Wow! Feels like I haven't written in quite a while. That is a good thing... life has been full with VBS (Vacation Bible School) prep and back to school prep as well. I have been learning my limits more each year and trying to balance the things I do... and the things I don't do.
This week is one of my favorite weeks of the year as our church hosts VBS. We have about 90 children come through to doors to laugh, sing, play, and learn about Jesus. I don't know how many volunteers we have but I must say it is a beautiful sight.... truly the Body of Christ put into action. We have some many youth and adult volunteers using their gifts to serve... we are being stretched out of our comfort zone and working together all for the glory of God.
Yesterday our lesson was based on Matthew 13:1-23, The Parable of the Sower
I am not a gardener by nature (no pun intended). I love having plants, flowers, fruits, and vegetables growing in our yard and house. But, I have a history of killing plants. I don't mean too... but sometimes they perish from lack of care; sometimes they perish from over-care. And then there was the summer that everyone in our family went with my husband to pick out seeds for flowers they wanted to grow. We each had a big plant pot, seeds, and soil. This time, I knew things would be different. Oh, how I cared for those seeds. I tended to them with water and sunlight. I was "feeling the love" as my seeds sprouted and up came beautiful green growth. The nurturer in me came out full-force, not to mention my pride. I had finally succeeded in growing something beautiful! The bigger it grew, the bigger my pride grew. That is until my husband, with some botany knowledge from college, informed me that my beautiful flowering plant was in fact ... a .... WEED! I was deflated. Makes me thing of times in my life that I have tried to chase after and "grow" beautiful things that are not of God but of this world. Things that seem so beautiful but are in truth, weeds that crowd out God's Word and purpose for me. Just like those weeds that choked the life out of my plants. It is all too easy for this to happen.
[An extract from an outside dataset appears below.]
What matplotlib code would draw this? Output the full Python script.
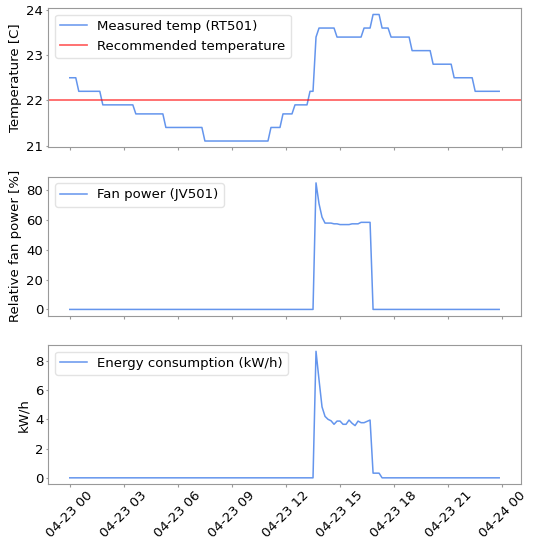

Ah, but there is hope. Each year I grow older, I am learning to recognize the weeds more easily... and learning, what needs to be tended too. In fact, right now, I have 4 living plants in my house that I am the sole caregiver of; they have been thriving for at least a couple of years. And, in my daily life, I am learning to hear God's voice more clearly... making room for Him by clearing out the weeds. And, as I told the kids at VBS yesterday... God is still growing up all of us whether we are still children or not.
Praying you have many blessings and much joy!